No one has rated this review as helpful yet
Recommended
0.0 hrs last two weeks / 468.9 hrs on record (75.0 hrs at review time)
Posted: 26 Nov, 2016 @ 8:41pm

One of my favorite games I own.


Cities: Skylines combines two aspects of successful city management games into one. The first aspect is the actual city building section where you plop and place buildings and streets to make a city. The system is similar to Simcity 2014, where you place roads and then zone housing, industry, and commericial. The significant amount of ploppable buildings usually amount to either eye-candy to bring in tourists or decorate the landscape, or actual city services which your citizens will use.

The second aspect, and by far my favorite aspect is the traffic management. Colossal Order also made Cities in Motion, and it shows. The traffic simulation is detailed and intricate. I've had entire cities flourish early only to suffocate by traffic problems later.
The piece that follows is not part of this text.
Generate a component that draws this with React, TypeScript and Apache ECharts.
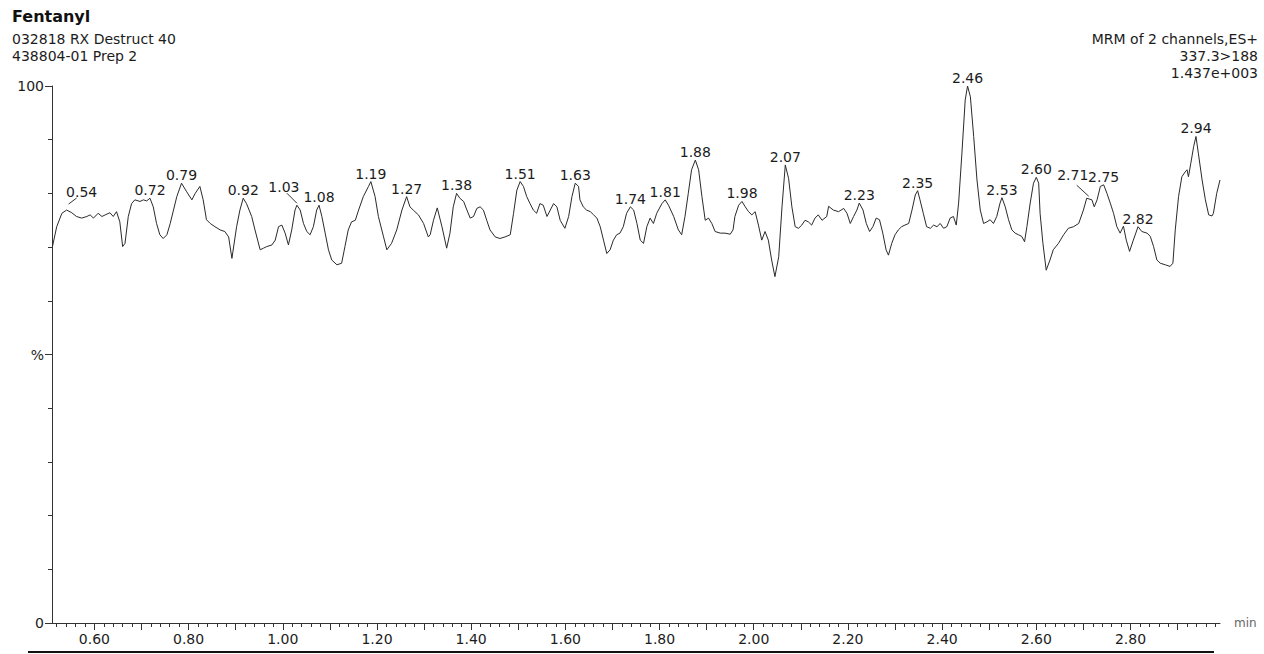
import React, { useEffect, useRef } from "react";
import * as echarts from "echarts";

// Retention time (min) and relative intensity (%) of the Fentanyl MRM trace
const rtMinutes = [
  0.511, 0.520, 0.531, 0.541, 0.552, 0.562, 0.573, 0.584, 0.591, 0.598,
  0.608, 0.616, 0.623, 0.633, 0.640, 0.647, 0.654, 0.660, 0.665, 0.672,
  0.679, 0.686, 0.697, 0.704, 0.711, 0.718, 0.725, 0.732, 0.739, 0.746,
  0.754, 0.761, 0.768, 0.775, 0.785, 0.796, 0.807, 0.814, 0.824, 0.831,
  0.838, 0.846, 0.856, 0.867, 0.877, 0.885, 0.892, 0.902, 0.909, 0.916,
  0.923, 0.934, 0.941, 0.952, 0.959, 0.966, 0.977, 0.984, 0.991, 0.998,
  1.005, 1.012, 1.019, 1.026, 1.030, 1.037, 1.044, 1.051, 1.058, 1.065,
  1.072, 1.077, 1.083, 1.090, 1.097, 1.104, 1.115, 1.125, 1.132, 1.139,
  1.146, 1.154, 1.161, 1.171, 1.182, 1.187, 1.196, 1.203, 1.214, 1.221,
  1.231, 1.242, 1.253, 1.263, 1.270, 1.277, 1.288, 1.299, 1.309,
  1.313, 1.320, 1.328, 1.338, 1.348, 1.355, 1.362, 1.369, 1.376, 1.384,
  1.391, 1.398, 1.405, 1.412, 1.419, 1.426, 1.433, 1.440, 1.451, 1.461,
  1.472, 1.483, 1.490, 1.497, 1.504, 1.511, 1.518, 1.525, 1.532, 1.539,
  1.546, 1.553, 1.561, 1.568, 1.575, 1.582, 1.589, 1.599, 1.607, 1.614,
  1.621, 1.628, 1.631, 1.638, 1.645, 1.653, 1.660, 1.667, 1.674, 1.681,
  1.688, 1.695, 1.702, 1.709, 1.716, 1.723, 1.730, 1.738, 1.745, 1.752,
  1.759, 1.766, 1.773, 1.780, 1.787, 1.794, 1.805, 1.812, 1.819, 1.830,
  1.840, 1.847, 1.854, 1.861, 1.868, 1.876, 1.883, 1.890, 1.897, 1.904,
  1.911, 1.918, 1.929, 1.939, 1.950, 1.956, 1.960, 1.968, 1.975, 1.982,
  1.989, 1.996, 2.003, 2.010, 2.017, 2.024, 2.031, 2.038, 2.045, 2.053,
  2.060, 2.067, 2.074, 2.081, 2.088, 2.095, 2.102, 2.109, 2.116, 2.123,
  2.130, 2.137, 2.145, 2.155,
  2.159, 2.169, 2.180, 2.191, 2.198, 2.205, 2.212, 2.219, 2.224, 2.232,
  2.239, 2.246, 2.253, 2.260, 2.267, 2.274, 2.281, 2.286, 2.293, 2.300,
  2.307, 2.314, 2.321, 2.329, 2.336, 2.343, 2.348, 2.353, 2.360, 2.367,
  2.375, 2.382, 2.389, 2.396, 2.403, 2.410, 2.417, 2.424, 2.430, 2.435,
  2.442, 2.449, 2.454, 2.460, 2.467, 2.474, 2.481, 2.488, 2.495, 2.502,
  2.509, 2.516, 2.523, 2.527, 2.534, 2.541, 2.548, 2.555, 2.562, 2.569,
  2.575, 2.580, 2.587, 2.594, 2.600, 2.605, 2.608, 2.614, 2.621, 2.629,
  2.636, 2.647, 2.658, 2.668, 2.679, 2.690, 2.700, 2.707, 2.718, 2.723,
  2.729, 2.736, 2.743, 2.750, 2.757, 2.764, 2.771, 2.778, 2.785, 2.791,
  2.798, 2.806, 2.816, 2.824, 2.835, 2.842, 2.849, 2.856, 2.863, 2.874,
  2.884, 2.890, 2.895, 2.902, 2.909, 2.916, 2.920, 2.923, 2.928, 2.934,
  2.939, 2.944, 2.952, 2.959, 2.966, 2.973, 2.976, 2.983, 2.990,
];

const intensityPct = [
  70.1, 73.8, 76.3, 76.9, 76.4, 75.7, 75.4, 75.7, 76.0, 75.4,
  76.3, 75.7, 76.0, 76.4, 75.7, 76.6, 74.7, 70.1, 70.7, 75.7,
  78.1, 78.8, 78.5, 78.8, 78.6, 79.1, 77.5, 74.4, 72.3, 71.6,
  72.3, 74.4, 76.9, 79.4, 81.9, 80.3, 78.8, 80.0, 81.3, 78.8,
  75.1, 74.4, 73.8, 73.2, 72.9, 71.9, 67.9, 73.8, 76.9, 79.1,
  78.1, 75.7, 73.2, 69.5, 69.8, 70.1, 70.4, 71.3, 73.8, 74.1,
  72.6, 70.4, 73.2, 76.9, 77.8, 76.9, 74.4, 72.9, 72.3, 73.8,
  76.9, 77.8, 75.7, 72.6, 69.5, 67.6, 66.7, 67.0, 70.1, 73.2,
  74.7, 75.0, 76.9, 79.4, 81.3, 82.2, 79.4, 75.7, 71.9, 69.5,
  70.7, 73.2, 76.9, 79.4, 77.5, 76.9, 76.0, 74.4, 71.9,
  72.3, 75.0, 77.3, 73.8, 69.8, 72.6, 77.5, 80.0, 79.1, 78.5,
  76.9, 75.4, 75.7, 77.2, 77.5, 76.9, 75.0, 73.2, 71.9, 71.6,
  71.9, 72.3, 76.3, 80.6, 82.2, 81.3, 79.4, 78.1, 76.9, 76.3,
  78.1, 77.8, 75.7, 76.9, 78.1, 77.5, 75.0, 73.5, 75.7, 79.4,
  81.9, 81.3, 78.8, 77.5, 76.9, 76.6, 76.0, 75.4, 73.8, 71.3,
  68.8, 69.5, 71.3, 72.3, 72.6, 73.8, 76.3, 77.5, 76.9, 74.4,
  71.3, 70.7, 73.8, 75.4, 74.4, 76.3, 78.1, 78.8, 77.8, 75.7,
  73.2, 72.3, 75.7, 80.0, 84.4, 86.2, 84.4, 79.4, 75.0, 75.4,
  74.4, 72.9, 72.6, 72.6, 72.4, 73.2, 75.7, 77.8, 78.5, 77.5,
  76.6, 76.0, 76.6, 74.1, 71.3, 72.9, 71.3, 67.6, 64.5, 68.2,
  77.5, 85.3, 82.8, 77.5, 73.8, 73.5, 74.1, 75.0, 74.7, 74.1,
  75.4, 76.0, 75.0, 75.7,
  77.6, 76.9, 76.6, 77.2, 76.3, 74.4, 75.7, 76.9, 78.2, 76.9,
  74.4, 72.9, 73.8, 75.4, 75.1, 72.6, 69.5, 68.5, 70.7, 72.3,
  73.2, 73.8, 74.1, 74.4, 76.9, 79.7, 80.5, 78.8, 76.3, 73.8,
  73.5, 74.1, 73.8, 74.4, 73.5, 73.8, 75.4, 75.7, 74.1, 78.2,
  87.5, 97.4, 100.0, 98.0, 90.6, 82.5, 76.9, 74.4, 74.7, 75.1,
  74.4, 75.7, 78.2, 79.2, 77.5, 75.1, 73.2, 72.6, 72.3, 72.0,
  71.0, 73.8, 78.2, 81.9, 83.0, 81.9, 76.3, 70.7, 65.7, 67.6,
  69.5, 70.7, 72.3, 73.5, 73.8, 74.4, 76.9, 79.1, 78.8, 77.5,
  78.8, 81.3, 81.6, 80.0, 78.2, 76.3, 73.8, 72.6, 73.9, 71.3,
  69.2, 71.3, 73.8, 72.9, 72.6, 72.0, 70.1, 67.6, 67.0, 66.7,
  66.4, 67.0, 73.2, 79.4, 83.1, 84.0, 84.4, 83.1, 85.6, 88.7,
  90.6, 87.5, 82.5, 78.8, 76.0, 75.8, 76.3, 80.0, 82.5,
];

// Peak annotations
const peakLabels = [
  "0.54", "0.72", "0.79", "0.92", "1.03", "1.08", "1.19", "1.27", "1.38",
  "1.51", "1.63", "1.74", "1.81", "1.88", "1.98", "2.07", "2.23", "2.35",
  "2.46", "2.53", "2.60", "2.71", "2.75", "2.82", "2.94",
];
const peakRt = [
  0.541, 0.718, 0.785, 0.916, 1.030, 1.077, 1.187, 1.263, 1.369,
  1.504, 1.621, 1.738, 1.812, 1.876, 1.975, 2.067, 2.224, 2.348,
  2.454, 2.527, 2.600, 2.707, 2.743, 2.816, 2.939,
];
const peakHeight = [
  76.9, 79.1, 81.9, 79.1, 77.8, 77.8, 82.2, 79.4, 80.0,
  82.2, 81.9, 77.5, 78.8, 86.2, 78.5, 85.3, 78.2, 80.5,
  100.0, 79.2, 83.0, 79.1, 81.6, 73.8, 90.6,
];

// Axis texts
const xLabelValues = [0.6, 0.8, 1.0, 1.2, 1.4, 1.6, 1.8, 2.0, 2.2, 2.4, 2.6, 2.8];
const yLabelText: Record<number, string> = { 0: "0", 50: "%", 100: "100" };
const headerLeft = ["032818 RX Destruct 40", "438804-01 Prep 2"];
const headerRight = ["MRM of 2 channels,ES+", "337.3>188", "1.437e+003"];
const titleText = "Fentanyl";

// Label placements (pixel offsets from the apex) for labels that use a leader line
const labelPlacement: Record<string, { dx: number; dy: number; leader: number[] }> = {
  "0.54": { dx: 15, dy: -18, leader: [2, -6, 10, -12] },
  "1.03": { dx: -13, dy: -18, leader: [-10, -12, 0, -2] },
  "2.71": { dx: -14, dy: -23, leader: [-10, -13, 2, -2] },
};

const X_MIN = 0.51;
const X_MAX = 2.99;
const FONT = '"DejaVu Sans", sans-serif';
const INK = "#1c1c1c";

function stepValues(from: number, to: number, step: number): number[] {
  const out: number[] = [];
  const n = Math.round((to - from) / step);
  for (let i = 0; i <= n; i++) out.push(Math.round((from + i * step) * 1000) / 1000);
  return out;
}

export default function App() {
  const ref = useRef<HTMLDivElement>(null);

  useEffect(() => {
    if (!ref.current) return;
    const chart = echarts.init(ref.current, undefined, { renderer: "svg" });
    const majorTicks = stepValues(0.6, 2.9, 0.1);
    const minorTicks = stepValues(0.52, 2.98, 0.02);
    const trace = rtMinutes.map((t, i) => [t, intensityPct[i]]);
    const peaks = peakRt.map((t, i) => [t, peakHeight[i]]);

    const option: any = {
      animation: false,
      backgroundColor: "#ffffff",
      grid: { left: 52, right: 44, top: 86, bottom: 31, containLabel: false },
      xAxis: [
        {
          type: "value",
          min: X_MIN,
          max: X_MAX,
          position: "bottom",
          axisLine: { show: true, lineStyle: { color: "#333", width: 1 } },
          axisTick: { show: true, length: 7, customValues: majorTicks, lineStyle: { color: "#333" } },
          axisLabel: {
            customValues: xLabelValues,
            formatter: (v: number) => v.toFixed(2),
            fontFamily: FONT,
            fontSize: 14,
            color: INK,
            margin: 9,
          },
          splitLine: { show: false },
          name: "min",
          nameLocation: "end",
          nameGap: 14,
          nameTextStyle: { fontFamily: FONT, fontSize: 12, color: "#666", padding: [6, 0, 0, 0] },
        },
        {
          type: "value",
          min: X_MIN,
          max: X_MAX,
          position: "bottom",
          axisLine: { show: false },
          axisTick: { show: true, length: 4, customValues: minorTicks, lineStyle: { color: "#333" } },
          axisLabel: { show: false },
          splitLine: { show: false },
        },
      ],
      yAxis: {
        type: "value",
        min: 0,
        max: 100,
        interval: 50,
        axisLine: { show: true, lineStyle: { color: "#333", width: 1 } },
        axisTick: { show: true, length: 7, lineStyle: { color: "#333" } },
        minorTick: { show: true, splitNumber: 5, length: 4, lineStyle: { color: "#333" } },
        axisLabel: {
          formatter: (v: number) => yLabelText[v] ?? "",
          fontFamily: FONT,
          fontSize: 14,
          color: INK,
          margin: 8,
        },
        splitLine: { show: false },
        minorSplitLine: { show: false },
      },
      series: [
        {
          type: "line",
          data: trace,
          xAxisIndex: 0,
          showSymbol: false,
          symbol: "none",
          smooth: false,
          lineStyle: { color: "#2a2a2a", width: 1 },
          silent: true,
        },
        {
          type: "custom",
          xAxisIndex: 0,
          data: peaks,
          silent: true,
          renderItem: (params: any, api: any) => {
            const i = params.dataIndex;
            const p = api.coord([api.value(0), api.value(1)]);
            const text = peakLabels[i];
            const place = labelPlacement[text];
            const dx = place ? place.dx : 0;
            const dy = place ? place.dy : -8;
            const children: any[] = [
              {
                type: "text",
                x: p[0] + dx,
                y: p[1] + dy,
                style: {
                  text,
                  font: `14px ${FONT}`,
                  fill: INK,
                  align: "center",
                  verticalAlign: "middle",
                },
              },
            ];
            if (place) {
              const l = place.leader;
              children.push({
                type: "line",
                shape: { x1: p[0] + l[0], y1: p[1] + l[1], x2: p[0] + l[2], y2: p[1] + l[3] },
                style: { stroke: "#333", lineWidth: 1 },
              });
            }
            return { type: "group", children };
          },
        },
      ],
      graphic: [
        {
          type: "text",
          x: 12,
          y: 16,
          style: { text: titleText, font: `bold 16px ${FONT}`, fill: "#111", verticalAlign: "middle" },
        },
        ...headerLeft.map((t, i) => ({
          type: "text",
          x: 12,
          y: 39 + i * 17,
          style: { text: t, font: `14px ${FONT}`, fill: INK, verticalAlign: "middle" },
        })),
        ...headerRight.map((t, i) => ({
          type: "text",
          x: 1258,
          y: 39 + i * 17,
          style: { text: t, font: `14px ${FONT}`, fill: INK, align: "right", verticalAlign: "middle" },
        })),
        {
          type: "rect",
          shape: { x: 28, y: 651, width: 1186, height: 2 },
          style: { fill: "#111" },
        },
      ],
    };

    chart.setOption(option);
    return () => chart.dispose();
  }, []);

  return (
    <div
      ref={ref}
      style={{ position: "absolute", left: 0, top: 0, width: 1264, height: 654, background: "#fff" }}
    />
  );
}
This game made me learn principles of road design used in the real world. I can only think of two other games that forced me to deepen my real world knowledge in order to play it more effectively. I literally spend hours tweaking my public transport network and watch the city move itself about.

The Workshop content for this game ensures that even if the expansions come sparingly, you will have more than enough unique and varied buildings, vehicles, and other objects to make a visually unique city every time you visit the game.

That said, the game does have some quirks, though. Unmodded, you'll hit a "death wave" segment where your first generation dies off in staggering amounts to overwhelm your deathcare. Without understanding the resource system, you can kill your city by overproduction in a way that isn't explained in tutorials. Drive time to services does matter, and can also kill your buisnesses in ways which the tooltips are not adaquate to explain. There's a lot of trial and error in learning what's going wrong and why, and your first city will most certainly not be perfect.

That said, once you can look past those flaws, Cities: Skylines is a worthy successor to games like Simcity, and I'm having a blast playing it.